The linker scripts are also autogenerated and are included in your solution, in the cmsis/src/linkerScripts/ folder. There are two linker scripts of interest. The generic one for the SAM3N family sam3n_flash.ld and the specific one for your chip sam3nXX_flash, where XX denotes the specific code for your chip e.g. 1A, 1B, 1C etc.
Let’s examine the specific linker script first. Its sole purpose is to define the memory regions of your chip. It looks like this:
/* Memory Spaces Definitions */
MEMORY
{
rom (rx) : ORIGIN = 0x00400000, LENGTH = 0x00040000
ram (rwx) : ORIGIN = 0x20000000, LENGTH = 0x00006000
}
/* The stack size used by the application. NOTE: you need to adjust according to your application. */
STACK_SIZE = DEFINED(STACK_SIZE) ? STACK_SIZE : 0x3000;
And all it says is that the memory that spans 0x00400000 to 0x00440000 will be called rom, will be read-only and we can executed code from it. ram is defined as read-write, we can execute from it and it spans 0x20000000 to 0x20006000.
Now lets have a look at the generic code. It’s quite long so I will only take the relevant bit.
/* Section Definitions */
SECTIONS
{
.text :
{
. = ALIGN(4);
_sfixed = .;
KEEP(*(.vectors .vectors.*))
*(.text .text.* .gnu.linkonce.t.*)
// There's more code here ...
} > rom
This says that no matter what the first thing that is placed into memory is the .vectors section. This brings me back to the definition of our exception_vectors or vector table. Remember it had the
__attribute__ ((section(".vectors")))
before the definition?
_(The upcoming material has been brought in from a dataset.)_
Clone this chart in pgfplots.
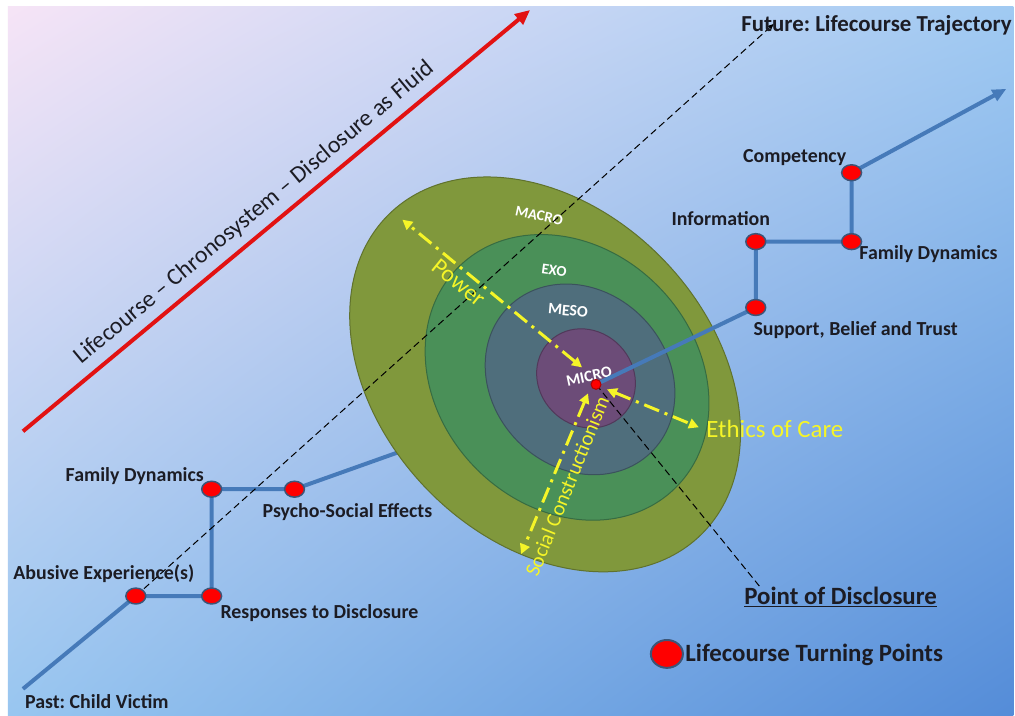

Well, if you are unfamiliar with the GCC attribute syntax it means that this variable is placed into the .vectors section.
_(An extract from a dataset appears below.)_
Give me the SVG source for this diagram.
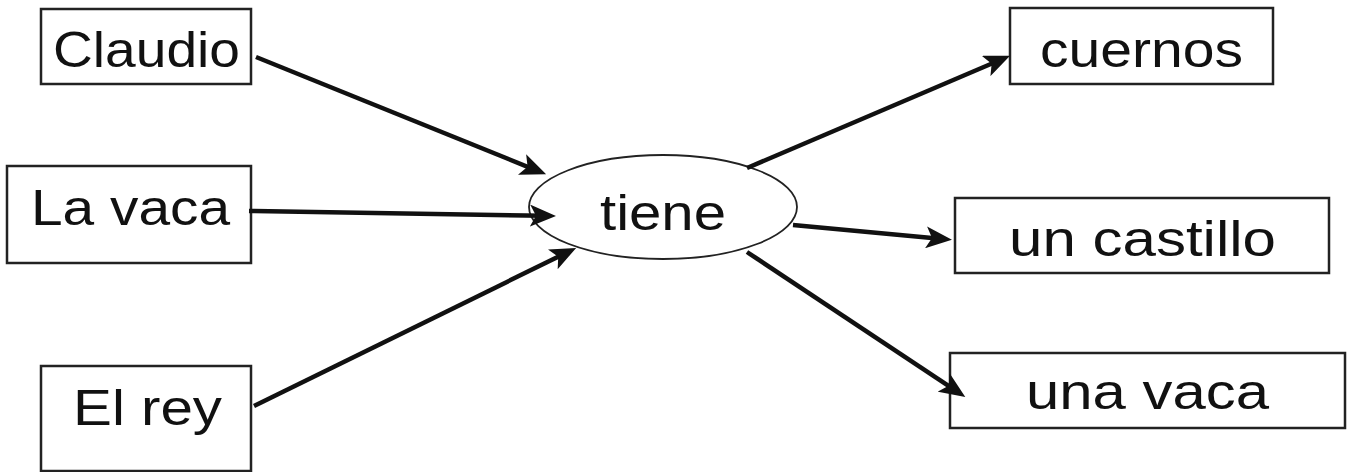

This is how Reset_Handler() is made to be the first function executed in our code. However, we always thought our program started with main() and if you wrote code for the SAM3N before you would have been presented with the main() function as the one that you need to implement.
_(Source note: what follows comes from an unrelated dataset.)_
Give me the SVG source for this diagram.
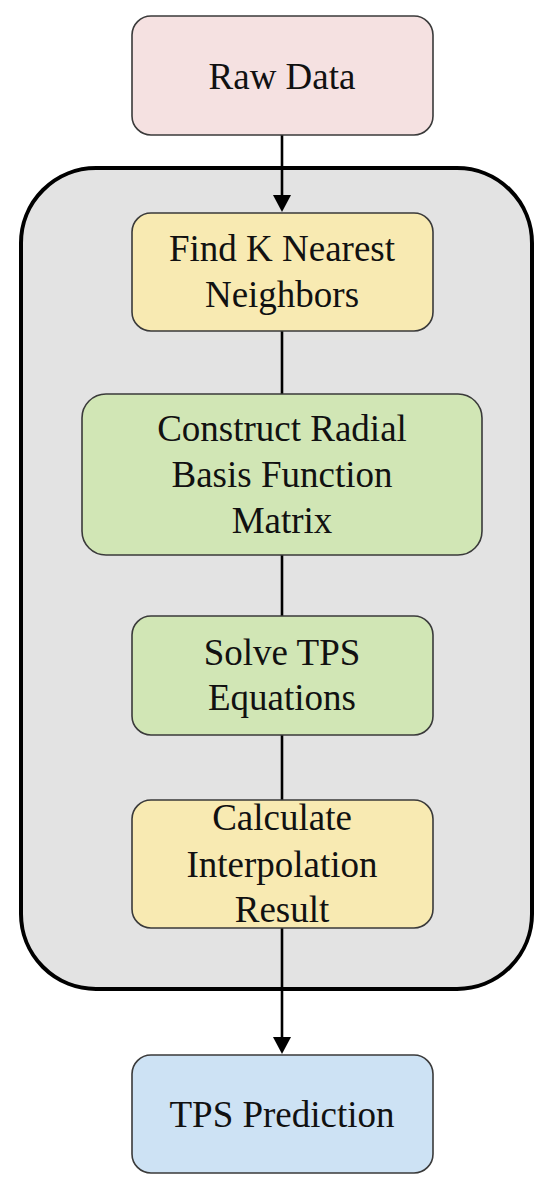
<svg xmlns="http://www.w3.org/2000/svg" width="550" height="1194" viewBox="0 0 550 1194">
  <style>
    .box { stroke: #3a3a3a; stroke-width: 1.6; }
    .lbl { font-family: "Liberation Serif", "Times New Roman", serif; font-size: 37px; fill: #111111; text-anchor: middle; }
    .conn { stroke: #000; stroke-width: 2.6; fill: none; }
    .head { fill: #000; }
  </style>
  <rect width="550" height="1194" fill="#ffffff"/>
  <g id="container">
    <rect x="21" y="168" width="511" height="821" rx="75" ry="75" fill="#e3e3e3" stroke="#000" stroke-width="4"/>
  </g>
  <g id="connectors">
    <line class="conn" x1="282" y1="135" x2="282" y2="195"/>
    <path class="head" d="M273,195 L291,195 L282,212 Z"/>
    <line class="conn" x1="282" y1="331" x2="282" y2="394"/>
    <line class="conn" x1="282" y1="555" x2="282" y2="616"/>
    <line class="conn" x1="282" y1="735" x2="282" y2="800"/>
    <line class="conn" x1="282" y1="928" x2="282" y2="1037"/>
    <path class="head" d="M273,1037 L291,1037 L282,1054 Z"/>
  </g>
  <g id="raw-data">
    <rect class="box" x="132" y="16" width="301" height="119" rx="19" fill="#f5e1e1"/>
    <text class="lbl" x="282" y="89">Raw Data</text>
  </g>
  <g id="find-knn">
    <rect class="box" x="132" y="213" width="301" height="118" rx="19" fill="#f8eab2"/>
    <text class="lbl" x="282" y="261">Find K Nearest</text>
    <text class="lbl" x="282" y="307">Neighbors</text>
  </g>
  <g id="construct-rbf">
    <rect class="box" x="82" y="394" width="400" height="161" rx="24" fill="#d1e6b5"/>
    <text class="lbl" x="282" y="441">Construct Radial</text>
    <text class="lbl" x="282" y="487">Basis Function</text>
    <text class="lbl" x="282" y="533">Matrix</text>
  </g>
  <g id="solve-tps">
    <rect class="box" x="132" y="616" width="301" height="119" rx="19" fill="#d1e6b5"/>
    <text class="lbl" x="282" y="665">Solve TPS</text>
    <text class="lbl" x="282" y="710">Equations</text>
  </g>
  <g id="calc-interp">
    <rect class="box" x="132" y="800" width="301" height="128" rx="19" fill="#f8eab2"/>
    <text class="lbl" x="282" y="830">Calculate</text>
    <text class="lbl" x="282" y="877">Interpolation</text>
    <text class="lbl" x="282" y="922">Result</text>
  </g>
  <g id="tps-prediction">
    <rect class="box" x="132" y="1055" width="301" height="118" rx="19" fill="#cde2f4"/>
    <text class="lbl" x="282" y="1127">TPS Prediction</text>
  </g>
</svg>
The Reset_Handler() executes first because before main() can execute we need to prepare our memory for the program. I think that the Reset_Handler() code is self explanatory
void Reset_Handler(void)
{
uint32_t *pSrc, *pDest;
/* Initialize the relocate segment */
pSrc = &_etext;
pDest = &_srelocate;
if (pSrc != pDest) {
for (; pDest < &_erelocate;) {
*pDest++ = *pSrc++;
}
}
/* Clear the zero segment */
for (pDest = &_szero; pDest < &_ezero;) {
*pDest++ = 0;
}
/* Set the vector table base address */
pSrc = (uint32_t *) & _sfixed;
SCB->VTOR = ((uint32_t) pSrc & SCB_VTOR_TBLOFF_Msk);
/* Initialize the C library */
__libc_init_array();
/* Branch to main function */
main();
/* Infinite loop */
while (1);
}
The relocate segment is the part of the memory where you have defined globals that are initialized to non-zero values. For example:
int numbersArray[] = { 17, 18, 19, 20, 21 };
int main()
{
numbersArray[4] = 7;
return 0;
}
In the example above we initialised numbersArray to some values. Since we are able to modify this array at run time it can’t stay in Flash. But if we put it in RAM it will lose its value when the ARM Cortex M3 resets and on reset it must be initialized once again. This means that we need to store the initialization of the numbersArray in Flash but copy it into RAM before we start our program. This is what the Reset_Handler() does.
The zero segment (.bss section) initialization, also done in the Reset_Handler() needs to be there because when we reset we never know what state the RAM will be in (even if there is a known state of RAM when the power is off, if you reset and power stays on most often the RAM retains its values). In the zero segment live all of our global variables that we haven’t initialized or we initialized to zero. For example:
int UninitializedInt;
int ZeroInitializedInt = 0;
int main()
{
UninitializedInt = 1;
ZeroInitializedInt = 2;
return 0;
}
Both of these variables would be placed in the .bss section or the zero segment. The zero segment isn’t included in your compiled binary. There is no point to include it since we already know what it is. We simply note down where it starts, where it ends and zero the whole lot when we reset.
After this, we initialize the C library and execute main().